One of Spencer's objections to Socialism is that it would "end in military despotism." Nothing else could replace competition so far as to keep a nation industrious. Spencer is right in saying, "Benefit and worth must vary together," which means that wages and salaries should correspond to value of work. Otherwise, "The society decays from increase of its least worthy members and decrease of its most worthy members."
These facts are so generally known already, that there is less danger than is thought by Spencer, of either the national establishment of Socialism or of a ruinous extension of governmental interference. The average American is altogether too willing to have his wealthy neighbours taxed for his own benefit; but he knows that he can make himself and his family more comfortable by his own exertions than his poor neighbours are; and he is not going to let any government forbid his doing so.

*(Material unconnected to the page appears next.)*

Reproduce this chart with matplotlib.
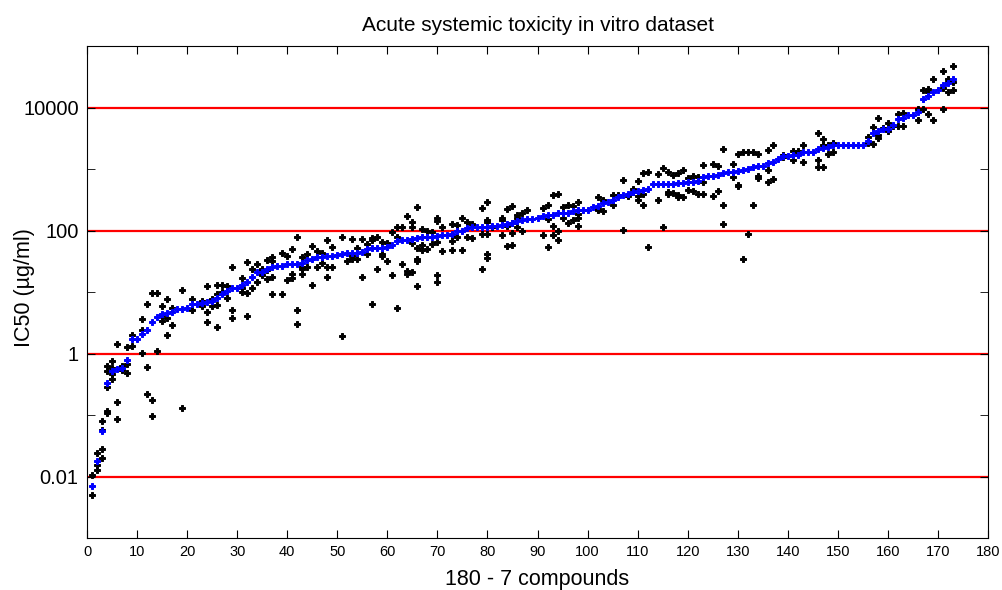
import numpy as np
import matplotlib.pyplot as plt
from matplotlib.ticker import FixedLocator, FixedFormatter

plt.rcParams['font.family'] = ['Liberation Sans', 'DejaVu Sans']

# log10 of the mean IC50 (ug/ml) per compound, sorted
mean_log = [
    -2.16, -1.74, -1.26, -0.48, -0.29, -0.26, -0.23, -0.10, 0.23, 0.23,
    0.32, 0.39, 0.52, 0.59, 0.65, 0.66, 0.68, 0.72, 0.72, 0.74,
    0.80, 0.80, 0.82, 0.83, 0.86, 0.90, 0.96, 1.01, 1.06, 1.06,
    1.12, 1.17, 1.24, 1.33, 1.33, 1.38, 1.40, 1.42, 1.42, 1.46,
    1.46, 1.46, 1.47, 1.52, 1.54, 1.57, 1.57, 1.58, 1.59, 1.60,
    1.61, 1.63, 1.63, 1.63, 1.65, 1.70, 1.71, 1.71, 1.71, 1.73,
    1.76, 1.83, 1.85, 1.85, 1.86, 1.88, 1.89, 1.89, 1.90, 1.91,
    1.92, 1.92, 1.95, 1.99, 2.00, 2.04, 2.05, 2.05, 2.05, 2.05,
    2.07, 2.08, 2.09, 2.11, 2.13, 2.15, 2.17, 2.18, 2.19, 2.20,
    2.24, 2.25, 2.26, 2.28, 2.28, 2.29, 2.31, 2.33, 2.34, 2.34,
    2.39, 2.40, 2.44, 2.47, 2.50, 2.55, 2.58, 2.59, 2.62, 2.65,
    2.66, 2.67, 2.75, 2.76, 2.76, 2.76, 2.76, 2.78, 2.78, 2.79,
    2.79, 2.80, 2.87, 2.88, 2.89, 2.91, 2.93, 2.95, 2.95, 2.97,
    2.99, 3.00, 3.03, 3.05, 3.05, 3.09, 3.11, 3.17, 3.21, 3.21,
    3.22, 3.23, 3.27, 3.28, 3.28, 3.33, 3.34, 3.35, 3.39, 3.39,
    3.39, 3.39, 3.39, 3.39, 3.39, 3.46, 3.58, 3.61, 3.65, 3.65,
    3.71, 3.82, 3.83, 3.87, 3.88, 3.92, 4.14, 4.18, 4.25, 4.29,
    4.36, 4.40, 4.46,
]

# log10 of the single in vitro measurements, by compound number
replicates = {
    1: [-1.97, -2.30], 2: [-1.61, -1.81, -1.90], 3: [-1.55, -1.70, -1.09, -1.25],
    4: [-0.94, -0.97, -0.54, -0.20, -0.29], 5: [-0.12, -0.24, -0.34, -0.41],
    6: [0.16, -0.79, -1.07], 7: [-0.21, -0.27], 8: [0.11, -0.17, -0.31],
    9: [0.12, 0.30], 11: [0.56, 0.39, 0.01], 12: [0.80, -0.22, -0.66],
    13: [0.99, -0.75, -1.02], 14: [0.99, 0.04], 15: [0.77, 0.63, 0.53],
    16: [0.88, 0.57, 0.30], 17: [0.74, 0.47], 19: [1.04, -0.89],
    21: [0.88, 0.71], 23: [0.86, 0.78], 24: [1.10, 0.67, 0.52],
    25: [0.88, 0.77], 26: [1.12, 0.96, 0.79, 0.43], 27: [1.11, 1.00],
    28: [1.09, 0.91], 29: [1.40, 0.71, 0.58], 31: [1.23, 1.06, 1.00],
    32: [1.48, 0.99, 0.61], 33: [1.37, 1.06], 34: [1.45, 1.16],
    35: [1.38, 1.36, 1.28], 36: [1.52, 1.36, 1.21], 37: [1.57, 1.51, 1.25, 0.96],
    39: [1.64, 0.97], 40: [1.59, 1.19], 41: [1.70, 1.30, 1.22],
    42: [1.89, 0.70, 0.48], 43: [1.57, 1.40, 1.38, 1.29], 44: [1.61, 1.41],
    45: [1.74, 1.11], 46: [1.67, 1.41], 47: [1.63, 1.47], 48: [1.84, 1.40, 1.25],
    49: [1.73, 1.41], 51: [1.90, 0.29], 52: [1.50], 53: [1.86, 1.58, 1.53],
    54: [1.71, 1.54], 55: [1.86, 1.25], 56: [1.78, 1.61], 57: [1.87, 1.85, 0.80],
    58: [1.89, 1.37], 59: [1.81, 1.61, 1.59], 60: [1.79, 1.50], 61: [1.97, 1.28],
    62: [2.05, 1.90, 0.74], 63: [2.05, 1.45], 64: [2.23, 1.34, 1.30],
    65: [2.14, 2.05, 1.79, 1.32], 66: [2.39, 1.71, 1.54, 1.51, 1.10],
    67: [2.02, 1.77, 1.68], 68: [2.00, 1.70], 69: [1.97, 1.78],
    70: [2.21, 2.15, 1.81, 1.28, 1.17], 71: [2.06, 1.67], 73: [2.11, 1.93, 1.83, 1.68],
    74: [2.09, 1.89], 75: [2.20, 1.68], 76: [2.14, 1.90], 77: [2.10, 1.87],
    79: [2.36, 1.94, 1.37], 80: [2.47, 2.17, 2.14, 1.94, 1.62, 1.55], 81: [2.06],
    83: [2.21, 2.17, 1.92], 84: [2.35, 2.08, 1.75], 85: [2.40, 2.13, 1.96, 1.77],
    86: [2.26, 2.21, 2.06], 87: [2.29, 1.99], 88: [2.34], 91: [2.36, 1.92],
    92: [2.41, 2.19, 1.73], 93: [2.57, 2.08, 1.92], 94: [2.60, 1.99, 1.85],
    95: [2.38, 2.21], 96: [2.41, 2.13], 97: [2.40, 2.17], 98: [2.47, 2.27, 2.21, 2.08],
    102: [2.55, 2.35, 2.33], 103: [2.49, 2.31], 105: [2.57, 2.42], 106: [2.58],
    107: [2.82, 2.01], 108: [2.56], 109: [2.68, 2.63], 110: [2.80, 2.56, 2.49],
    111: [2.93, 2.59, 2.42], 112: [2.95, 1.73], 114: [2.92, 2.50], 115: [3.01, 2.05],
    116: [2.95, 2.63, 2.60], 117: [2.90, 2.61], 118: [2.94, 2.57, 2.54],
    119: [2.98, 2.55], 120: [2.85, 2.66], 121: [2.88, 2.64], 122: [2.87, 2.60],
    123: [3.07, 2.79, 2.60], 125: [3.08, 2.56], 126: [3.05, 2.64],
    127: [3.33, 2.42, 2.11], 129: [3.08, 2.87], 130: [3.25, 2.74, 2.72],
    131: [3.28, 1.53], 132: [3.28, 1.95], 133: [3.28, 2.42], 134: [3.25, 2.89, 2.85],
    136: [3.31, 2.99, 2.79], 137: [3.39, 2.84], 139: [3.23, 3.20], 141: [3.30, 3.15],
    142: [3.30, 3.24], 143: [3.39, 3.12], 146: [3.58, 3.15, 3.03],
    147: [3.48, 3.39, 3.03], 148: [3.39, 3.25], 149: [3.42, 3.28],
    156: [3.52, 3.43], 157: [3.69, 3.41], 158: [3.83, 3.55, 3.50], 159: [3.66],
    160: [3.74, 3.61], 161: [3.70], 162: [3.90, 3.70], 163: [3.91, 3.70],
    166: [3.98, 3.79], 167: [4.28, 3.97], 168: [4.30, 4.25, 3.90],
    169: [4.46, 3.79], 171: [4.59, 4.32, 3.98], 172: [4.47, 4.41, 4.25],
    173: [4.68, 4.42, 4.29],
}

limit_lines = [0.01, 1, 100, 10000]
ytick_labels = ['0.01', '1', '100', '10000']

compounds = np.arange(1, len(mean_log) + 1)
rep_x = [c for c, vals in replicates.items() for _ in vals]
rep_y = [v for vals in replicates.values() for v in vals]

fig = plt.figure(figsize=(10.03, 5.90), dpi=100)
ax = fig.add_axes([87 / 1003, 1 - 538 / 590, (988 - 87) / 1003, (538 - 46) / 590])

for yv in limit_lines:
    ax.axhline(yv, color='red', lw=1.6, zorder=1)

# individual measurements (black) and per-compound mean (blue)
ax.plot(rep_x, 10 ** np.array(rep_y), 'P', color='black', ms=4.5, mew=0.7, zorder=2)
ax.plot(compounds, 10 ** np.array(mean_log), 'P', color='blue', ms=4.5, mew=0.7, zorder=3)

ax.set_yscale('log')
ax.set_xlim(0, 180)
ax.set_ylim(1e-3, 1e5)
ax.set_xticks(np.arange(0, 181, 10))
ax.tick_params(axis='x', labelsize=10.5, direction='in', top=True, length=6, pad=5)
ax.yaxis.set_major_locator(FixedLocator(limit_lines))
ax.yaxis.set_major_formatter(FixedFormatter(ytick_labels))
ax.yaxis.set_minor_locator(FixedLocator([1e-3, 0.1, 10, 1000, 1e5]))
ax.tick_params(axis='y', which='both', direction='in', right=True, length=6, labelsize=14.5, pad=6)
ax.tick_params(axis='y', which='minor', labelleft=False)

ax.set_title('Acute systemic toxicity in vitro dataset', fontsize=15, pad=11)
ax.set_xlabel('180 - 7 compounds', fontsize=15.5, labelpad=7)
ax.set_ylabel('IC50 (µg/ml)', fontsize=15.5)
ax.yaxis.set_label_coords(-0.058, 0.51)

fig.savefig('out.png', dpi=100)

He does not object to public libraries, and perhaps would not to free theatres; but he would vote down any plan which would prevent his using his money and time to his own greatest advantage. He is sometimes misled by plausible excuses for wasting public money, and arresting innocent people; but he insists on at least some better pretext than was made for the old-fashioned meddling with food, clothing, business, and religion. He may not call himself an individualist; but he will never practise Socialism.